World Cup Ramblings #5

Credit:

As the group stage morphs from phase two into phase three I can’t decide whether things are speeding up or slowing down. On the one hand we’ve lost the morning shift and for the coming week only the afternoons and evenings will be filling our screens with World Cup carry on. On the other hand overall output will increase from three games a day to four.

Four games every day! Our glass is most definitely full and the only question hanging over us is to decide exactly how full it is. Personally, I lean towards it being ‘glutinously’ full. I feel like Augustus Gloop surveying the chocolate lake. To hell with those Oompah Loompahs, I’m going in!

My only reservation is that the new regime allows the real world a small window in which to reassert itself. I now have until two thirty in the afternoon to do those things that have, for the past eleven days, been blissfully impossible. “Mow the lawn? Are you mad? Holland are playing South Korea, it’s simply not a runner”.

Today, for instance, I rang a man about my blocked drain. It provided a glimpse of what lies ahead when the circus finally ends and a reminder that life isn’t always a bed of high definition, slow motion poses.
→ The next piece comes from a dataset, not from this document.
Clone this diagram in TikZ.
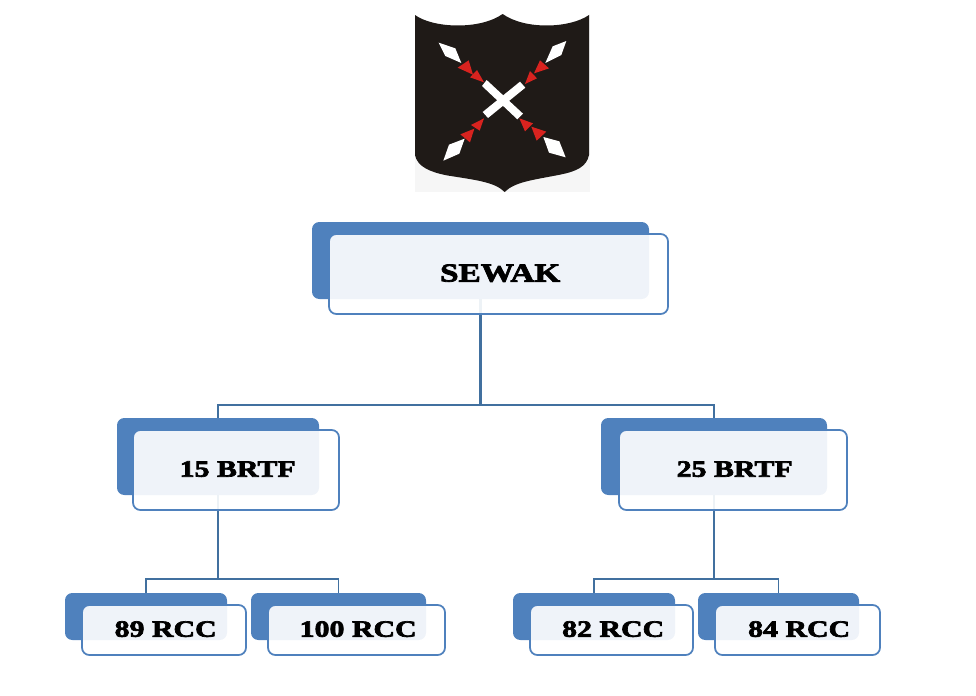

But for now we get to experience the simultaneous kick-offs which accompany the final group games. While watching one game we will have the opportunity to see it’s context being vitally interfered with by events elsewhere. It’s split-screen heaven and brings with it the giddying experience of us, the viewer, having more information than the players on the field. I suppose, when it comes down to it, it’s a power thing.

The coming four days will offer us our first real dose of the World Cup’s brutality. Sixteen teams will look up from the dust, panting with fatigue as, high up in the stands, the emperor twists his thumb downwards. Their last cogent memory will be the merciless howl of the crowd as their opponent delivers the final death blow. No more chances, you lose, go home. You could call it the Anne Robinson round.

First up for the chop are France and while I take a moment at the breakfast table to thank God for Thierry Henry (watching Les Bleus implode has been almost as much fun as if we’d been there ourselves) it strikes me that, as only the poets seem to have realised, death can sometimes be beautiful.